Sachez que le Stinger possède aussi la réputation d’être un excellent remède contre la gueule de bois. Dans Philadelphia Story, puis dans la reprise avec Bing Crosby, Grace Kelly et Frank Sinatra, High Society, on sert aux personnages qui ont abusé du champagne, la veille, un verre de Stinger. Cette boisson, composée du «jus de quelques fleurs», est censée «tuer les regrets.» Bon à savoir, lorsqu’on se prépare à célébrer toute la semaine à Invasion Cocktail!
Stinger
2 ½ onces de cognac
½ once de crème de menthe
Dans un verre old fashioned, réunir les deux ingrédients, sur glace.
Vous avez dit Zombie?
La légende veut que Donn Beach, le père du mouvement tiki, ait uni les ingrédients du Zombie une première fois pour venir en aide à un pauvre client, souffrant d’un mal bien connu, “le lendemain”. Et hop! Un amalgame de trois différents rhums en guise de remontant! Le client, aux anges, en ingurgite trois avant de quitter Don the Beachcomber, “le trou le plus populaire de Hollywood” pour se rendre à un rendez-vous d’affaires. Quand il revient, quelques jours plus tard, Donn s’informe de la suite des choses : le client lui confie alors que la décoction, au lieu de le ramener à la vie, l’a transformée en véritable mort vivant.
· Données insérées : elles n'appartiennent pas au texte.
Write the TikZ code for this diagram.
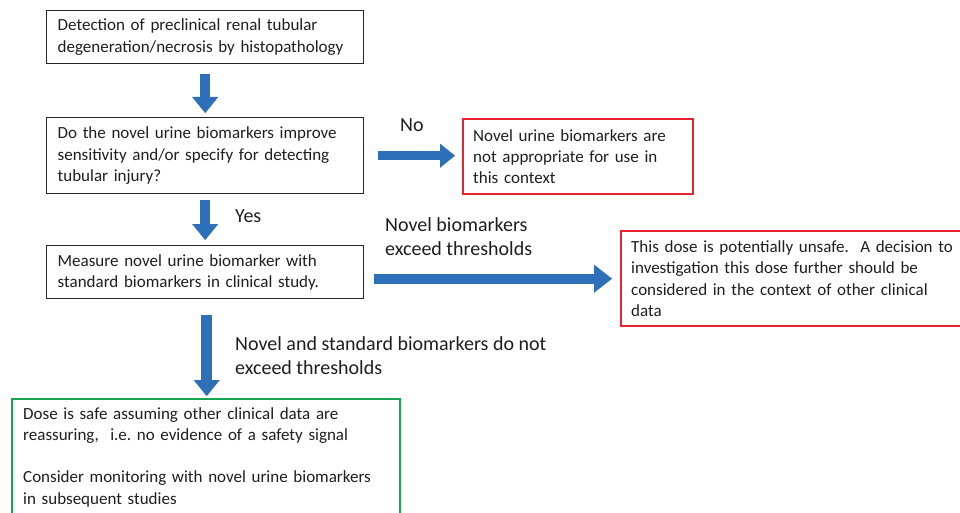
\documentclass[tikz,border=0pt]{standalone}
\usepackage{fontspec}
\setmainfont{Carlito}
\usetikzlibrary{arrows.meta,calc}
\definecolor{arrowblue}{HTML}{2E70B8}
\definecolor{boxred}{HTML}{E8252F}
\definecolor{boxgreen}{HTML}{14A651}
\definecolor{txt}{HTML}{1E1E1E}
\frenchspacing
\tikzset{
  boxtext/.style={font=\fontsize{17}{21.3}\selectfont\frenchspacing, text=txt, align=left, anchor=north west, inner ysep=0pt},
  blackbox/.style={boxtext, draw=black!85, line width=1.4pt, inner xsep=11pt},
  redbox/.style={boxtext, draw=boxred, line width=2.4pt, inner xsep=10pt},
  greenbox/.style={boxtext, draw=boxgreen, line width=2.4pt, inner xsep=11pt, inner ysep=8pt},
  lbl/.style={font=\fontsize{20}{24}\selectfont\frenchspacing, text=txt, align=left, anchor=base west, inner sep=0pt},
  vbar/.style={draw=arrowblue, line width=10pt, -{Triangle[width=26pt,length=16pt,line width=0.1pt]}},
  hbar/.style={draw=arrowblue, line width=9pt, -{Triangle[width=24pt,length=15pt,line width=0.1pt]}},
  hbarlong/.style={draw=arrowblue, line width=10pt, -{Triangle[width=28pt,length=18pt,line width=0.1pt]}},
}
\begin{document}
\begin{tikzpicture}[x=1pt,y=1pt]
\useasboundingbox (0,0) rectangle (960,-513);
\clip (0,0) rectangle (960,-513);

\node[blackbox, minimum width=317pt, minimum height=53pt, text width=295pt] (b1) at (46,-10)
  {Detection of preclinical renal tubular\\degeneration/necrosis by histopathology};
\node[blackbox, minimum width=317pt, minimum height=76pt, text width=295pt] (b2) at (46,-117)
  {Do the novel urine biomarkers improve\\sensitivity and/or specify for detecting\\tubular injury?};
\node[blackbox, minimum width=317pt, minimum height=53pt, text width=295pt] (b3) at (46,-245)
  {Measure novel urine biomarker with\\standard biomarkers in clinical study.};
\node[redbox, minimum width=230pt, minimum height=75pt, text width=210pt] (r1) at (462,-118)
  {Novel urine biomarkers are\\not appropriate for use in\\this context};
\node[redbox, minimum width=345pt, minimum height=95pt, text width=325pt] (r2) at (620,-230)
  {\mbox{This dose is potentially unsafe.\ \ A decision to}\\investigation this dose further should be\\considered in the context of other clinical\\data};
\node[greenbox, minimum width=388pt, text width=366pt] (g) at (11,-398)
  {Dose is safe assuming other clinical data are\\reassuring,\ \ i.e. no evidence of a safety signal\\[21.3pt]Consider monitoring with novel urine biomarkers\\in subsequent studies};

\node[lbl] (no) at (400,-132) {No};
\node[lbl] (yes) at (235,-222) {Yes};
\node[lbl] (exc) at (385,-255) {Novel biomarkers\\exceed thresholds};
\node[lbl] (notexc) at (235,-374) {Novel and standard biomarkers do not\\exceed thresholds};

\draw[vbar, shorten <=10pt, shorten >=4pt] (b1.south) -- (b2.north);
\draw[vbar, shorten <=6pt, shorten >=5pt] (b2.south) -- (b3.north);
\draw[hbar, shorten <=14pt, shorten >=7pt] (b2.east) -- (b2.east -| r1.west);
\draw[hbarlong, shorten <=10pt, shorten >=8pt] (b3.east |- r2.west) -- (r2.west);
\draw[vbar, line width=11pt, shorten <=16pt, shorten >=2pt] ($(b3.south)+(1.5,0)$) coordinate (a4s) -- (a4s |- g.north);
\end{tikzpicture}
\end{document}
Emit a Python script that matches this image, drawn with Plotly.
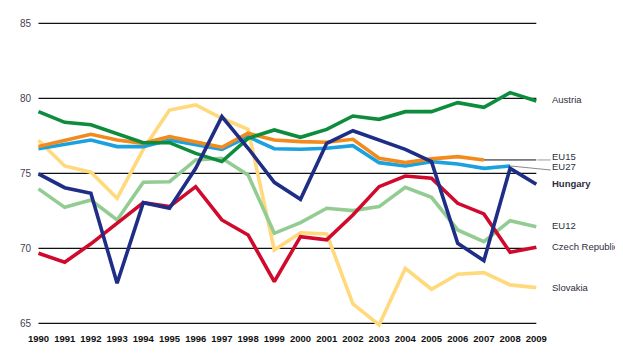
import plotly.graph_objects as go

years = list(range(1990, 2010))

austria = [79.11, 78.4, 78.24, 77.67, 77.04, 77.04, 76.33, 75.78, 77.33, 77.89,
           77.4, 77.93, 78.82, 78.6, 79.11, 79.11, 79.71, 79.4, 80.38, 79.82]
eu15 = [76.78, 77.22, 77.6, 77.22, 77.0, 77.44, 77.07, 76.73, 77.67, 77.22,
        77.11, 77.07, 77.27, 76.0, 75.71, 75.96, 76.11, 75.89, None, None]
eu27 = [76.64, 76.93, 77.22, 76.78, 76.78, 77.22, 76.93, 76.6, 77.44, 76.64,
        76.6, 76.67, 76.84, 75.71, 75.49, 75.78, 75.62, 75.33, 75.49, None]
hungary = [74.96, 74.04, 73.67, 67.67, 73.04, 72.67, 75.33, 78.78, 76.67, 74.4,
           73.27, 77.0, 77.84, 77.22, 76.6, 75.78, 70.33, 69.18, 75.33, 74.27]
eu12 = [73.96, 72.73, 73.22, 71.89, 74.4, 74.44, 75.89, 76.0, 74.89, 71.0,
        71.71, 72.67, 72.51, 72.78, 74.07, 73.4, 71.22, 70.44, 71.84, 71.44]
czech = [69.67, 69.07, 70.3, 71.65, 73.04, 72.78, 74.11, 71.89, 70.89, 67.78,
         70.78, 70.56, 72.22, 74.11, 74.82, 74.67, 73.0, 72.29, 69.73, 70.07]
slovakia = [77.2, 75.49, 75.07, 73.33, 76.6, 79.22, 79.56, 78.67, 77.93, 69.89,
            71.04, 70.96, 66.29, 64.89, 68.67, 67.27, 68.27, 68.38, 67.56, 67.38]

y_ticks = [65, 70, 75, 80, 85]

FONT = "Liberation Sans, Arial, sans-serif"
TXT = "#2e2e40"

series = [
    ("Slovakia", slovakia, "#FFD97C"),
    ("EU12", eu12, "#93CC93"),
    ("EU27", eu27, "#1BA1DE"),
    ("EU15", eu15, "#F28A1E"),
    ("Czech Republic", czech, "#CF0A2C"),
    ("Austria", austria, "#0C8C3C"),
    ("Hungary", hungary, "#1E2D86"),
]

fig = go.Figure()

# grid lines drawn between first and last year
for t in y_ticks:
    fig.add_shape(type="line", x0=years[0], x1=years[-1], y0=t, y1=t,
                  xref="x", yref="y", line=dict(color="#111111", width=1.2), layer="below")

# leader lines for EU15 / EU27 labels
last15 = max(i for i, v in enumerate(eu15) if v is not None)
last27 = max(i for i, v in enumerate(eu27) if v is not None)
label_x = years[-1] + 0.55
fig.add_trace(go.Scatter(x=[years[last15], years[-1]], y=[eu15[last15]] * 2, mode="lines",
                         line=dict(color="#111111", width=1), hoverinfo="skip", showlegend=False))
fig.add_trace(go.Scatter(x=[years[-1] + 0.05, label_x], y=[eu15[last15]] * 2, mode="lines",
                         line=dict(color="#999999", width=1), hoverinfo="skip", showlegend=False))
fig.add_trace(go.Scatter(x=[years[last27], label_x], y=[eu27[last27], 75.22], mode="lines",
                         line=dict(color="#8a8a8a", width=1), hoverinfo="skip", showlegend=False))

for name, vals, col in series:
    fig.add_trace(go.Scatter(x=years, y=vals, mode="lines", name=name,
                             line=dict(color=col, width=3.6), showlegend=False))

labels = [
    ("Austria", austria[-1] + 0.07, False),
    ("EU15", 76.15, False),
    ("EU27", 75.45, False),
    ("Hungary", hungary[-1] + 0.06, True),
    ("EU12", eu12[-1] + 0.05, False),
    ("Czech Republic", czech[-1] + 0.08, False),
    ("Slovakia", slovakia[-1], False),
]
for text, yv, bold in labels:
    fig.add_annotation(x=years[-1], y=yv, xref="x", yref="y", text=text, showarrow=False,
                       xanchor="left", yanchor="middle", xshift=14,
                       font=dict(family=FONT, size=9.5, color=TXT,
                                 weight="bold" if bold else "normal"))

# page body adds an 8px offset; size compensates so the chart fills the 623x356 window
fig.update_layout(
    width=615, height=348,
    margin=dict(l=24, r=8, t=6, b=25, autoexpand=False),
    paper_bgcolor="white", plot_bgcolor="white",
    xaxis=dict(range=[1989.752, 2012.004], tickvals=years, ticktext=[str(y) for y in years],
               showgrid=False, zeroline=False, showline=False, ticks="", tickangle=0,
               automargin=False,
               tickfont=dict(family=FONT, size=9.5, color="#111111", weight="bold")),
    yaxis=dict(range=[64.487, 85.62], tickvals=y_ticks, showgrid=False, zeroline=False,
               showline=False, ticks="", automargin=False,
               tickfont=dict(family=FONT, size=10, color="#4a4050")),
)

fig.write_html("out.html")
En vérité, le Zombie est un cocktail fort élaboré, qui a demandé son lot de réécriture et, comme son créateur le confiait en 1940 : “Dans les expériences qui ont mené au Zombie, trois caisses et demie de rhums assortis furent utilisées et se sont retrouvées aux égouts afin que vous puissiez apprécier ce puissant réparateur de rêves brisés.”
De partout, on accourt pour goûter à ce cocktail empreint de mystères, si puissant que Donn refuse d’en servir plus que deux verres à un même client. Dans la presse, on chante allégrement les louanges et les dangers du Zombie et, dans sa biographie, le réalisateur de Dirty Harry, Don Siegel, avoue avoir enfreint, un soir, la loi de Donn en buvant ce troisième Zombie prohibé. “Je ne me souviens pas du restant de la soirée, mais au matin, j’ai arrêté de boire pour la vie.” Promesse d’ivresse, en 1956, le magazine masculin Cabaret offre au lecteur le conseil suivant : “Siroter avec les yeux à demi-fermés. Répéter jusqu’à l’obtention des effets désirés.”
Zombie (1956)
¾ onces de jus de lime frais
½ once de Don’s mix (2 parts de sirop simple infusé à la cannelle pour une part de jus de pamplemousse frais)
½ once de falernum
1 ½ de rhum Porto Ricain gold
1 ½ once de rhum jamaïcain
1 once de rhum Demerara (151 proof)
1 trait d’amers Angostura
6 gouttes de Pernod
1 cuillérée à thé de grenadine
¾ tasse de glace concassée
Passer tous les ingrédients dans un mélangeur électrique environ cinq secondes. Servir dans un verre allongé (ou un verre Tiki). Décorer de feuille de menthe.